Długi czas nie mogli rozgryźć sprawcy, żadnego śladu włamania, nagrań na okolicznych kamerach , tropów biologicznych sprawcy. Agent traktował tą sprawę bardzo poważnie, była czymś w rodzaju drzazgi pod paznokciem przypominającej o sobie z każdym dotknięciem opuszków. Tak naprawdę rzadko spotyka się tak nietypowe morderstwa, większość zabójstw jest trywialna i daleko im do wyszukania oraz tajemniczej aury tej zbrodni, poetyckiej wizji jakiegoś psychopaty.
Zegarmistrz , bo tak nazwał go wydział pozostał by kolejną nierozwiązaną sprawą z siedmioma ofiarami i ośmioma starymi czasomierzami.

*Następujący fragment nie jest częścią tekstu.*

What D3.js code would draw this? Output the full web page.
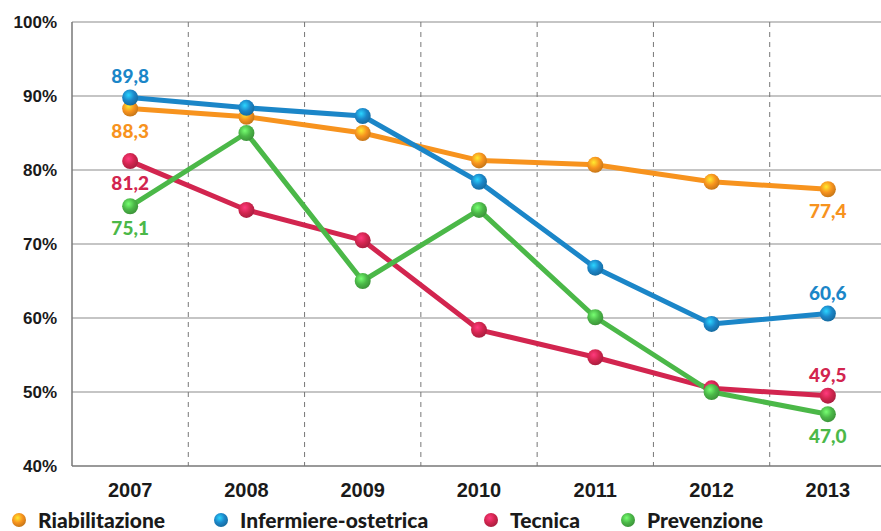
<!DOCTYPE html>
<html>
<head>
<meta charset="utf-8">
<script src="https://cdn.jsdelivr.net/npm/d3@7"></script>
<style>
  html, body { margin: 0; padding: 0; background: #fff; }
  svg { display: block; font-family: "Lato", "Open Sans", sans-serif; }
</style>
</head>
<body>
<svg id="chart" width="881" height="531"></svg>
<script>
// Anni e percentuali per area professionale
const years = ["2007", "2008", "2009", "2010", "2011", "2012", "2013"];
const riabilitazione = [88.3, 87.2, 85.0, 81.3, 80.7, 78.4, 77.4];
const infermiere = [89.8, 88.4, 87.3, 78.4, 66.8, 59.2, 60.6];
const tecnica = [81.2, 74.6, 70.5, 58.4, 54.7, 50.5, 49.5];
const prevenzione = [75.1, 85.0, 65.0, 74.6, 60.1, 50.0, 47.0];
const seriesNames = ["Riabilitazione", "Infermiere-ostetrica", "Tecnica", "Prevenzione"];
const seriesColors = ["#f7931e", "#1b86c8", "#d2254f", "#4bb848"];
const yTicks = [40, 50, 60, 70, 80, 90, 100];

// Etichette di valore: primo e ultimo anno, sopra (-1) o sotto (+1) il punto
const labelSides = [
  [1, 1],    // Riabilitazione
  [-1, -1],  // Infermiere-ostetrica
  [1, -1],   // Tecnica
  [1, 1]     // Prevenzione
];

const series = [riabilitazione, infermiere, tecnica, prevenzione].map((v, i) => ({
  name: seriesNames[i], color: seriesColors[i], values: v, sides: labelSides[i]
}));

const svg = d3.select("#chart");
const margin = { left: 72, top: 22 };
const W = 881;

const x = d3.scaleBand().domain(years).range([margin.left, 886]).padding(0);
const y = d3.scaleLinear().domain([40, 100]).range([466, margin.top]);
const cx = d => x(d) + x.bandwidth() / 2;

// Gradienti sferici per i marcatori
const defs = svg.append("defs");
series.forEach((s, i) => {
  const g = defs.append("radialGradient").attr("id", "ball" + i)
    .attr("cx", "40%").attr("cy", "35%").attr("r", "65%");
  g.append("stop").attr("offset", "0%").attr("stop-color", d3.color(s.color).brighter(1.3));
  g.append("stop").attr("offset", "55%").attr("stop-color", s.color);
  g.append("stop").attr("offset", "100%").attr("stop-color", d3.color(s.color).darker(0.6));
});

// Griglia orizzontale
svg.append("g")
  .selectAll("line").data(yTicks).join("line")
  .attr("x1", margin.left).attr("x2", W)
  .attr("y1", d => y(d)).attr("y2", d => y(d))
  .attr("stroke", d => d === 40 ? "#777" : "#8c8c8c")
  .attr("stroke-width", d => d === 40 ? 1.6 : 1.2);

// Separatori verticali tratteggiati tra gli anni
svg.append("g")
  .selectAll("line").data(years.slice(1)).join("line")
  .attr("x1", d => x(d)).attr("x2", d => x(d))
  .attr("y1", y(100)).attr("y2", y(40))
  .attr("stroke", "#777").attr("stroke-width", 1)
  .attr("stroke-dasharray", "5,5");

// Asse verticale
svg.append("line")
  .attr("x1", margin.left).attr("x2", margin.left)
  .attr("y1", y(100)).attr("y2", y(40))
  .attr("stroke", "#777").attr("stroke-width", 1.5);

// Etichette asse Y
const yAxis = d3.axisLeft(y).tickValues(yTicks).tickFormat(d => d + "%").tickSize(0).tickPadding(15);
const gy = svg.append("g").attr("transform", `translate(${margin.left},0)`).call(yAxis);
gy.select(".domain").remove();
gy.selectAll("text")
  .attr("font-size", 17).attr("font-weight", 900).attr("fill", "#1a1a1a")
  .attr("dy", "0.35em");

// Etichette asse X
const xAxis = d3.axisBottom(x).tickSize(0).tickPadding(17);
const gx = svg.append("g").attr("transform", `translate(0,${y(40)})`).call(xAxis);
gx.select(".domain").remove();
gx.selectAll("text")
  .attr("font-size", 20).attr("font-weight", 900).attr("fill", "#1a1a1a");

// Linee delle serie
const line = d3.line().x((d, i) => cx(years[i])).y(d => y(d));
svg.append("g").selectAll("path").data(series).join("path")
  .attr("d", s => line(s.values))
  .attr("fill", "none")
  .attr("stroke", s => s.color)
  .attr("stroke-width", 5)
  .attr("stroke-linejoin", "round");

// Marcatori
series.forEach((s, i) => {
  svg.append("g").selectAll("circle").data(s.values).join("circle")
    .attr("cx", (d, j) => cx(years[j]))
    .attr("cy", d => y(d))
    .attr("r", 8)
    .attr("fill", `url(#ball${i})`);
});

// Etichette di valore
const fmt = v => v.toFixed(1).replace(".", ",");
series.forEach(s => {
  const idx = [0, years.length - 1];
  idx.forEach((j, k) => {
    const side = s.sides[k];
    svg.append("text")
      .attr("x", cx(years[j]))
      .attr("y", y(s.values[j]) + (side < 0 ? -14 : 29))
      .attr("text-anchor", "middle")
      .attr("font-size", 19).attr("font-weight", 900)
      .attr("fill", s.color)
      .text(fmt(s.values[j]));
  });
});

// Legenda
const legendX = [19, 221, 491, 628];
const legend = svg.append("g");
series.forEach((s, i) => {
  const g = legend.append("g").attr("transform", `translate(${legendX[i]},520)`);
  g.append("circle").attr("r", 7).attr("fill", `url(#ball${i})`);
  g.append("text").attr("x", 19).attr("dy", "0.36em")
    .attr("font-size", 21).attr("font-weight", 900).attr("fill", "#1a1a1a")
    .text(s.name);
});
</script>
</body>
</html>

Wtedy na scenę wkroczył Junior. Specterowi od początku wydał mu się oślizgły , ale postanowił dać mu szansę , też był nowy na posterunku i zdawał mieć za sobą niemiłą przeszłość. Początkowo koroner stwierdził , że ofiary zostały krytycznie pozbawione dostępu do tlenu w sposób przy tym delikatny i mało brutalny. Starzy ludzie raczej nie posiadali za dużo wigoru , ale nikt nie chciał oddawać się śmierci w tak prosty sposób , nawet jeśli pozostawało ci kilka lat życia bo zegar na ścianie jeszcze cykał. W prostej przyjacielskiej rozmowie przy kawie okazało się iż w młodości oboje, Specter i Junior próbowali magicznych grzybków psylocybinowych. Specter po prostu w miarę miło wspomniał do doświadczenie, które niejako okazało się w połowie bad tripem, ale Junior na chwilę odłożył zafajdany kubek , pokręcił się chwilę i wyjął zwłoki staruszki z komory chłodzącej.

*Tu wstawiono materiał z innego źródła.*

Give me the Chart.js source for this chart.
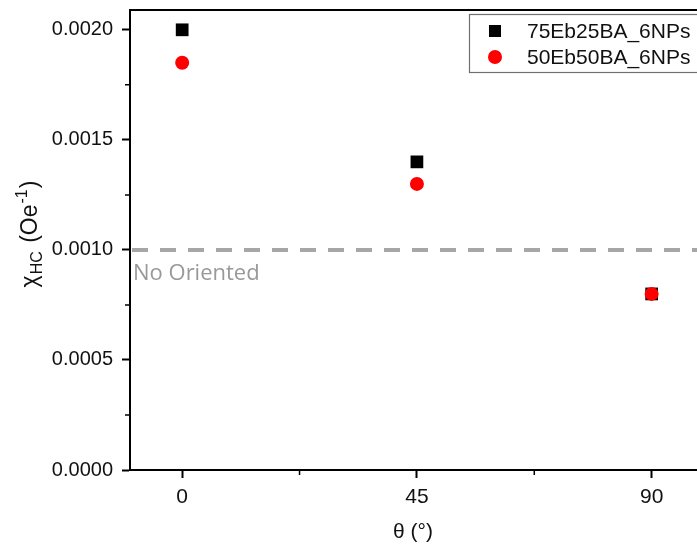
<!DOCTYPE html>
<html>
<head>
<meta charset="utf-8">
<script src="https://cdn.jsdelivr.net/npm/chart.js@4"></script>
<style>
  html, body { margin: 0; padding: 0; background: #fff; overflow: hidden; }
  #wrap { width: 697px; height: 551px; position: relative; overflow: hidden; }
</style>
</head>
<body>
<div id="wrap"><canvas id="c" width="705" height="551"></canvas></div>
<script>
// ---- data ----
const angles = [0, 45, 90];
const series75 = [0.0020, 0.0014, 0.0008];
const series50 = [0.00185, 0.0013, 0.0008];
const seriesNames = ['75Eb25BA_6NPs', '50Eb50BA_6NPs'];
const xTickValues = [0, 45, 90];
const xMinorTicks = [22.5, 67.5];
const yTickValues = [0, 0.0005, 0.0010, 0.0015, 0.0020];
const yMinorTicks = [0.00025, 0.00075, 0.00125, 0.00175];
const refValue = 0.0010;
const refLabel = 'No Oriented';

const FONT = '"Liberation Sans", Arial, sans-serif';

const decor = {
  id: 'decor',
  beforeDatasetsDraw(chart) {
    const ctx = chart.ctx, a = chart.chartArea;
    const ys = chart.scales.y;
    const yRef = ys.getPixelForValue(refValue);
    ctx.save();
    ctx.strokeStyle = '#a6a6a6';
    ctx.lineWidth = 4;
    ctx.setLineDash([16, 12]);
    ctx.beginPath();
    ctx.moveTo(a.left + 2, yRef);
    ctx.lineTo(a.right + 20, yRef);
    ctx.stroke();
    ctx.setLineDash([]);
    ctx.fillStyle = '#999999';
    ctx.font = '22px "Open Sans", sans-serif';
    ctx.textAlign = 'left';
    ctx.textBaseline = 'alphabetic';
    ctx.fillText(refLabel, a.left + 3, yRef + 30);
    ctx.restore();
  },
  afterDraw(chart) {
    const ctx = chart.ctx, a = chart.chartArea;
    const xs = chart.scales.x, ys = chart.scales.y;
    ctx.save();
    // top frame
    ctx.strokeStyle = '#000';
    ctx.lineWidth = 2;
    ctx.beginPath();
    ctx.moveTo(a.left - 1, a.top);
    ctx.lineTo(a.right + 10, a.top);
    ctx.stroke();
    // minor ticks
    ctx.lineWidth = 1.5;
    ctx.beginPath();
    xMinorTicks.forEach(v => {
      const px = xs.getPixelForValue(v);
      ctx.moveTo(px, a.bottom);
      ctx.lineTo(px, a.bottom + 5);
    });
    yMinorTicks.forEach(v => {
      const py = ys.getPixelForValue(v);
      ctx.moveTo(a.left, py);
      ctx.lineTo(a.left - 5, py);
    });
    ctx.stroke();

    // legend
    const lx = 469, ly = 14, lh = 58;
    ctx.fillStyle = '#fff';
    ctx.fillRect(lx, ly, 260, lh);
    ctx.strokeStyle = '#707070';
    ctx.lineWidth = 1.2;
    ctx.strokeRect(lx + 0.5, ly + 0.5, 260, lh);
    const rows = [
      {name: seriesNames[0], ds: chart.data.datasets[0], y: ly + 17},
      {name: seriesNames[1], ds: chart.data.datasets[1], y: ly + 43}
    ];
    rows.forEach(r => {
      ctx.fillStyle = r.ds.backgroundColor;
      if (r.ds.pointStyle === 'rect') {
        ctx.fillRect(lx + 20, r.y - 6, 12, 12);
      } else {
        ctx.beginPath();
        ctx.arc(lx + 26, r.y, 7, 0, Math.PI * 2);
        ctx.fill();
      }
      ctx.fillStyle = '#111';
      ctx.font = '21px ' + FONT;
      ctx.textAlign = 'left';
      ctx.textBaseline = 'middle';
      ctx.fillText(r.name, lx + 58, r.y + 1);
    });

    // y axis title with subscript/superscript
    const big = '23px ' + FONT, small = '16px ' + FONT;
    const parts = [
      {t: '\u03C7', f: big, dy: 0, gap: 1},
      {t: 'HC', f: small, dy: 5, gap: 2},
      {t: ' (Oe', f: big, dy: 0, gap: 1},
      {t: '-1', f: small, dy: -10, gap: 1},
      {t: ')', f: big, dy: 0, gap: 0}
    ];
    let total = 0;
    parts.forEach(p => { ctx.font = p.f; p.w = ctx.measureText(p.t).width + p.gap; total += p.w; });
    const cy = 234;
    ctx.translate(37, cy);
    ctx.rotate(-Math.PI / 2);
    ctx.fillStyle = '#111';
    ctx.textAlign = 'left';
    ctx.textBaseline = 'alphabetic';
    let x = -total / 2;
    parts.forEach(p => {
      ctx.font = p.f;
      ctx.fillText(p.t, x, p.dy);
      x += p.w;
    });
    ctx.restore();
  }
};

new Chart(document.getElementById('c'), {
  type: 'scatter',
  data: {
    datasets: [
      {
        label: seriesNames[0],
        data: angles.map((a, i) => ({x: a, y: series75[i]})),
        pointStyle: 'rect',
        pointRadius: 9,
        backgroundColor: '#000000',
        borderColor: '#000000',
        borderWidth: 0,
        order: 1
      },
      {
        label: seriesNames[1],
        data: angles.map((a, i) => ({x: a, y: series50[i]})),
        pointStyle: 'circle',
        pointRadius: 7,
        backgroundColor: '#ff0000',
        borderColor: '#ff0000',
        borderWidth: 0,
        order: 0
      }
    ]
  },
  options: {
    responsive: false,
    animation: false,
    events: [],
    layout: { padding: { top: 10, right: 0, left: 0, bottom: 0 } },
    plugins: { legend: { display: false }, tooltip: { enabled: false } },
    scales: {
      x: {
        type: 'linear',
        min: -10,
        max: 98.5,
        afterBuildTicks: s => { s.ticks = xTickValues.map(v => ({value: v})); },
        afterFit: s => { s.height = 81; s.paddingLeft = 0; s.paddingRight = 0; },
        ticks: {
          color: '#111',
          font: { family: FONT, size: 21 },
          padding: 7,
          maxRotation: 0,
          callback: v => String(v)
        },
        grid: { drawOnChartArea: false, drawTicks: true, tickLength: 8, tickColor: '#000', tickWidth: 2 },
        border: { display: true, color: '#000', width: 2 },
        title: {
          display: true,
          text: '\u03B8 (\u00B0)',
          color: '#111',
          font: { family: FONT, size: 21 },
          padding: { top: 0, bottom: 6 }
        }
      },
      y: {
        type: 'linear',
        min: 0,
        max: 0.00209,
        afterBuildTicks: s => { s.ticks = yTickValues.map(v => ({value: v})); },
        afterFit: s => { s.width = 130; s.paddingTop = 0; s.paddingBottom = 0; },
        ticks: {
          color: '#111',
          font: { family: FONT, size: 20 },
          padding: 9,
          callback: v => v.toFixed(4)
        },
        grid: { drawOnChartArea: false, drawTicks: true, tickLength: 8, tickColor: '#000', tickWidth: 2 },
        border: { display: true, color: '#000', width: 2 }
      }
    }
  },
  plugins: [decor]
});
</script>
</body>
</html>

-Nie sprawdziłem tej nowej substancji. Nie przypuszczałem , ale ostatnio czytałem o niej w Toxin Reviev Technical. To designerski narkotyk, taxomadrezyna. Powoduje zmianę percepcji czasu, halucynacje i w większych dawkach całkowity paraliż ciała! Idealnie pasuje do zamysłów Pana Tik-Toka! I co najważniejsze można podać ją w sposób podobny do eteru, zwykłą ścierką przystawioną do ust. Potem bierzesz tylko poduchę i staruszkowi zegar staje na dwunastej. Substancja jest całkowicie bezwonna więc nikt nie wyczuł jej na miejscu zbrodni. Ha!

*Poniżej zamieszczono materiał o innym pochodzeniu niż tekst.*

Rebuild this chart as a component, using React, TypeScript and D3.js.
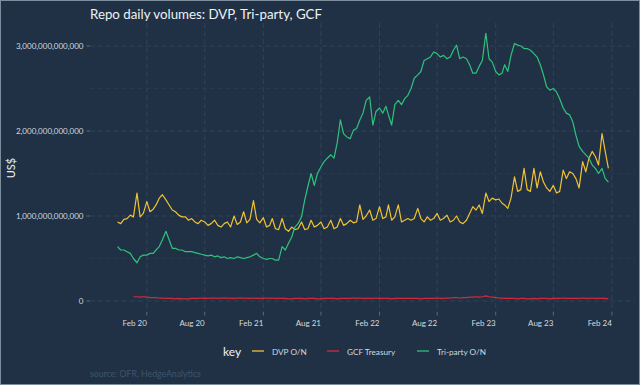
import React, { useEffect, useRef } from 'react';
import * as d3 from 'd3';

// readings in trillions of US$, three per month (1st, 11th, 21st), Nov 2019 - Jan 2024
const DAYS = [1, 11, 21];
const FIRST_MONTH = new Date(2019, 10, 1);
const AFTER_LAST_MONTH = new Date(2024, 1, 1);

const DVP = [
    0.93, 0.91, 0.96, 0.97, 1.01, 0.99,
    1.27, 0.99, 1.03, 1.17, 1.05, 1.08, 1.13, 1.21, 1.25, 1.19, 1.13, 1.07,
    1.05, 1.01, 0.99, 0.99, 0.95, 0.97, 0.93, 0.91, 0.95, 0.93, 0.89, 0.91,
    0.95, 0.89, 0.87, 0.91, 0.93, 0.87, 1.0, 0.9, 0.93, 1.05, 0.92, 0.96,
    1.18, 0.96, 0.92, 0.98, 0.87, 0.89, 0.97, 0.85, 0.84, 0.97, 0.85, 0.82,
    0.87, 0.84, 0.85, 0.93, 0.84, 0.85, 0.95, 0.87, 0.89, 0.93, 0.85, 0.87,
    0.95, 0.85, 0.87, 0.97, 0.89, 0.91, 0.95, 0.92, 0.93, 1.13, 0.96, 1.0,
    1.07, 0.95, 0.97, 1.11, 0.97, 0.99, 1.13, 0.95, 0.99, 1.13, 0.93, 0.95,
    0.97, 0.95, 0.97, 1.09, 0.97, 0.93, 0.99, 0.95, 0.97, 1.03, 0.95, 0.97,
    1.01, 0.93, 0.95, 1.0, 0.93, 0.91, 0.95, 1.03, 1.11, 1.07, 1.13, 1.03,
    1.27, 1.17, 1.21, 1.19, 1.2, 1.15, 1.13, 1.09, 1.21, 1.46, 1.29, 1.31,
    1.56, 1.31, 1.29, 1.56, 1.33, 1.52, 1.4, 1.33, 1.29, 1.36, 1.27, 1.29,
    1.54, 1.44, 1.52, 1.5, 1.44, 1.33, 1.64, 1.52, 1.68, 1.76, 1.7, 1.6,
    1.97, 1.76, 1.56,
];

const GCF = [
    null, null, null, null, null, 0.05,
    0.05, 0.045, 0.05, 0.045, 0.04, 0.04, 0.04, 0.035, 0.035, 0.03, 0.03, 0.03,
    0.025, 0.03, 0.025, 0.025, 0.025, 0.03, 0.03, 0.03, 0.035, 0.03, 0.03, 0.035,
    0.035, 0.03, 0.035, 0.035, 0.035, 0.03, 0.03, 0.035, 0.035, 0.035, 0.03, 0.03,
    0.035, 0.03, 0.03, 0.03, 0.035, 0.03, 0.035, 0.03, 0.03, 0.03, 0.03, 0.025,
    0.025, 0.03, 0.03, 0.03, 0.025, 0.03, 0.03, 0.03, 0.025, 0.025, 0.03, 0.03,
    0.03, 0.03, 0.025, 0.03, 0.03, 0.03, 0.03, 0.035, 0.03, 0.035, 0.03, 0.03,
    0.03, 0.03, 0.035, 0.03, 0.03, 0.03, 0.03, 0.025, 0.03, 0.03, 0.03, 0.03,
    0.03, 0.03, 0.03, 0.03, 0.025, 0.03, 0.03, 0.03, 0.03, 0.035, 0.03, 0.03,
    0.035, 0.035, 0.04, 0.04, 0.035, 0.04, 0.04, 0.045, 0.045, 0.05, 0.045, 0.05,
    0.06, 0.05, 0.045, 0.04, 0.035, 0.035, 0.03, 0.03, 0.03, 0.03, 0.025, 0.03,
    0.03, 0.025, 0.025, 0.03, 0.025, 0.03, 0.03, 0.03, 0.025, 0.03, 0.03, 0.03,
    0.035, 0.03, 0.03, 0.03, 0.03, 0.03, 0.035, 0.03, 0.03, 0.035, 0.03, 0.03,
    0.03, 0.03, 0.025,
];

const TRI = [
    0.64, 0.6, 0.6, 0.58, 0.56, 0.5,
    0.45, 0.52, 0.54, 0.54, 0.56, 0.56, 0.6, 0.64, 0.72, 0.82, 0.72, 0.62,
    0.62, 0.6, 0.6, 0.58, 0.58, 0.58, 0.57, 0.56, 0.55, 0.54, 0.53, 0.54,
    0.52, 0.53, 0.51, 0.52, 0.5, 0.51, 0.5, 0.52, 0.51, 0.5, 0.51, 0.52,
    0.54, 0.56, 0.52, 0.5, 0.49, 0.5, 0.5, 0.48, 0.48, 0.64, 0.6, 0.68,
    0.75, 0.87, 0.91, 0.99, 1.19, 1.35, 1.5, 1.36, 1.5, 1.58, 1.64, 1.68,
    1.72, 1.68, 1.86, 2.13, 1.97, 1.93, 1.91, 2.01, 2.03, 2.13, 2.21, 2.36,
    2.4, 2.07, 2.23, 2.27, 2.21, 2.29, 2.19, 2.07, 2.31, 2.36, 2.31, 2.38,
    2.42, 2.5, 2.62, 2.66, 2.7, 2.83, 2.85, 2.87, 2.93, 2.91, 2.87, 2.89,
    2.85, 2.87, 2.95, 3.01, 2.85, 2.87, 2.85, 2.78, 2.68, 2.68, 2.76, 2.83,
    3.15, 2.85, 2.81, 2.7, 2.66, 2.68, 2.78, 2.7, 2.89, 3.03, 3.01, 3.0,
    2.97, 2.97, 2.95, 2.91, 2.87, 2.78, 2.66, 2.52, 2.48, 2.5, 2.46, 2.38,
    2.27, 2.21, 2.19, 2.11, 1.95, 1.82, 1.76, 1.72, 1.68, 1.6, 1.56, 1.5,
    1.56, 1.44, 1.4,
];

const SERIES = [
    { key: 'DVP O/N', values: DVP, color: '#f1c232' },
    { key: 'GCF Treasury', values: GCF, color: '#d12b3f' },
    { key: 'Tri-party O/N', values: TRI, color: '#2fc27c' },
];

const X_TICKS = ['2020-02-01', '2020-08-01', '2021-02-01', '2021-08-01', '2022-02-01', '2022-08-01', '2023-02-01', '2023-08-01', '2024-02-01'];
const X_LABELS = ['Feb 20', 'Aug 20', 'Feb 21', 'Aug 21', 'Feb 22', 'Aug 22', 'Feb 23', 'Aug 23', 'Feb 24'];
const Y_TICKS = [0, 1e12, 2e12, 3e12];
const Y_MINOR = [0.5e12, 1.5e12, 2.5e12];

const FONT = 'Lato, "Open Sans", sans-serif';
const BG = '#203145';

export default function App() {
    const svgRef = useRef<SVGSVGElement>(null);

    useEffect(() => {
        if (!svgRef.current) return;
        const width = 640, height = 385;
        const panel = { left: 90, right: 635, top: 23, bottom: 312 };

        const svg = d3.select(svgRef.current)
            .attr('width', width)
            .attr('height', height);
        svg.selectAll('*').remove();

        svg.append('rect').attr('width', width).attr('height', height).attr('fill', BG);

        const dates = d3.timeMonth.range(FIRST_MONTH, AFTER_LAST_MONTH)
            .flatMap(m => DAYS.map(d => new Date(m.getFullYear(), m.getMonth(), d)));

        const x = d3.scaleTime()
            .domain([new Date(2019, 9, 24), new Date(2024, 0, 26)])
            .range([115, 610]);
        const y = d3.scaleLinear()
            .domain([0, 3e12])
            .range([301, 46]);

        const parse = d3.timeParse('%Y-%m-%d');
        const xTicks = X_TICKS.map(s => parse(s)!);

        // grid
        const grid = svg.append('g');
        grid.selectAll('.minor')
            .data(Y_MINOR)
            .enter().append('line')
            .attr('x1', panel.left).attr('x2', panel.right)
            .attr('y1', d => y(d)).attr('y2', d => y(d))
            .attr('stroke', '#2c3e52').attr('stroke-width', 0.6)
            .attr('stroke-dasharray', '5,3');
        grid.selectAll('.hmajor')
            .data(Y_TICKS)
            .enter().append('line')
            .attr('x1', panel.left).attr('x2', panel.right)
            .attr('y1', d => y(d)).attr('y2', d => y(d))
            .attr('stroke', '#35485d').attr('stroke-width', 0.8)
            .attr('stroke-dasharray', '5,3');
        grid.selectAll('.vmajor')
            .data(xTicks)
            .enter().append('line')
            .attr('x1', d => x(d)).attr('x2', d => x(d))
            .attr('y1', panel.top).attr('y2', panel.bottom)
            .attr('stroke', '#35485d').attr('stroke-width', 0.8)
            .attr('stroke-dasharray', '5,3');

        // lines
        SERIES.forEach(s => {
            const pts = dates.map((d, i) => ({ date: d, v: s.values[i] }))
                .filter(p => p.v !== undefined);
            const line = d3.line<{ date: Date; v: number | null }>()
                .defined(p => p.v !== null)
                .x(p => x(p.date))
                .y(p => y((p.v as number) * 1e12));
            svg.append('path')
                .datum(pts)
                .attr('fill', 'none')
                .attr('stroke', s.color)
                .attr('stroke-width', 1.2)
                .attr('stroke-linejoin', 'round')
                .attr('d', line);
        });

        // y axis
        const fmt = d3.format(',.0f');
        const yAxis = svg.append('g');
        yAxis.selectAll('line')
            .data(Y_TICKS)
            .enter().append('line')
            .attr('x1', panel.left - 3.5).attr('x2', panel.left)
            .attr('y1', d => y(d)).attr('y2', d => y(d))
            .attr('stroke', '#6b7a8a').attr('stroke-width', 0.8);
        yAxis.selectAll('text')
            .data(Y_TICKS)
            .enter().append('text')
            .attr('x', panel.left - 6.5)
            .attr('y', d => y(d))
            .attr('dy', '0.35em')
            .attr('text-anchor', 'end')
            .attr('font-family', FONT)
            .attr('font-size', 8)
            .attr('fill', '#d3d9df')
            .text(d => fmt(d));

        // x axis
        const xAxis = svg.append('g');
        xAxis.selectAll('line')
            .data(xTicks)
            .enter().append('line')
            .attr('x1', d => x(d)).attr('x2', d => x(d))
            .attr('y1', panel.bottom).attr('y2', panel.bottom + 3.5)
            .attr('stroke', '#6b7a8a').attr('stroke-width', 0.8);
        xAxis.selectAll('text')
            .data(xTicks)
            .enter().append('text')
            .attr('x', d => x(d))
            .attr('y', 325.5)
            .attr('text-anchor', 'end')
            .attr('font-family', FONT)
            .attr('font-size', 8)
            .attr('fill', '#d3d9df')
            .text((_, i) => X_LABELS[i]);

        svg.append('text')
            .attr('transform', 'translate(15,168) rotate(-90)')
            .attr('text-anchor', 'middle')
            .attr('font-family', FONT)
            .attr('font-size', 11)
            .attr('fill', '#eef1f4')
            .text('US$');

        svg.append('text')
            .attr('x', 90).attr('y', 19)
            .attr('font-family', FONT)
            .attr('font-size', 13.3)
            .attr('fill', '#eef1f4')
            .text('Repo daily volumes: DVP, Tri-party, GCF');

        // legend
        const legend = svg.append('g');
        legend.append('text')
            .attr('x', 223).attr('y', 355.5)
            .attr('font-family', FONT)
            .attr('font-size', 12)
            .attr('fill', '#eef1f4')
            .text('key');
        const itemX = [252, 327, 417];
        SERIES.forEach((s, i) => {
            legend.append('line')
                .attr('x1', itemX[i]).attr('x2', itemX[i] + 12)
                .attr('y1', 351).attr('y2', 351)
                .attr('stroke', s.color).attr('stroke-width', 1.3);
            legend.append('text')
                .attr('x', itemX[i] + 20).attr('y', 354.5)
                .attr('font-family', FONT)
                .attr('font-size', 8.2)
                .attr('fill', '#d3d9df')
                .text(s.key);
        });

        svg.append('text')
            .attr('x', 90).attr('y', 377)
            .attr('font-family', FONT)
            .attr('font-size', 8.7)
            .attr('fill', '#3c566f')
            .text('source: OFR, HedgeAnalytics');

        svg.append('rect')
            .attr('x', 0.5).attr('y', 0.5)
            .attr('width', width - 1).attr('height', height - 1)
            .attr('fill', 'none')
            .attr('stroke', '#7c8d9e')
            .attr('stroke-width', 1);
    }, []);

    return (
        <div style={{ position: 'absolute', left: 0, top: 0 }}>
            <svg ref={svgRef} style={{ display: 'block' }}></svg>
        </div>
    );
}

Faktycznie przy pomocy laboratorium z Los Angeles okazało się , że emeryci zostali odurzeni wcześniej taxomadrezyną. W niedługim czasie , (chyba tylko z zupełnego fartu) antynarkotykowi wykryli drobnego dilera , który lubił parać się nowoczesnymi dragami. Okazał się bardzo rozmowny i w niedługim czasie szybko dotarli do zabójcy. Ku ironii faktycznie okazał się zegarmistrzem i to z trzeciego pokolenia. Zdobyte zegary trzymał jednak u swojej matki , a nie w warsztacie. Facet miał nawet koszulę w zegarki.
****
Specter skończył wspominanie i spojrzał na nietypową twarz Juniora. Oczywiście wcześniej dokładnie zbadał i prześledził wzrokiem młodziutką rudą sekretarkę. Nie pociągały go zbytnio ogniste włosy, ale dziewczyna naprawdę miała swój urok i jak sądził ten sam co wcześniej seksowny głosik , który szepcząc do ucha mógłby postawić go do pełnej gotowości szybciej niż jego dopalacz bojowy aktywuje nerwy w całym ciele. Zganił się za wcześniejszą paranoje i starał nie pamiętać zbytnio omamu , który zdarzył mu się na zewnątrz. Cały świat czasem zdawał mu się iluzją, jedna więcej nic nie zrobi w tym oceanie niepewności.
-Junior witaj- machnął ręką , nie chcąc jakoś dotykać zawsze spoconych dłoni, choć spodziewał się iż znajomy i tak zechce przywitać się bezpośrednio- Jakieś wieści o naszej ostrej maszynce?- powiedział Specter trochę co mogło zabrzmieć trochę dwuznacznie, bo mimowolnie spojrzał na młodą dziewczynę.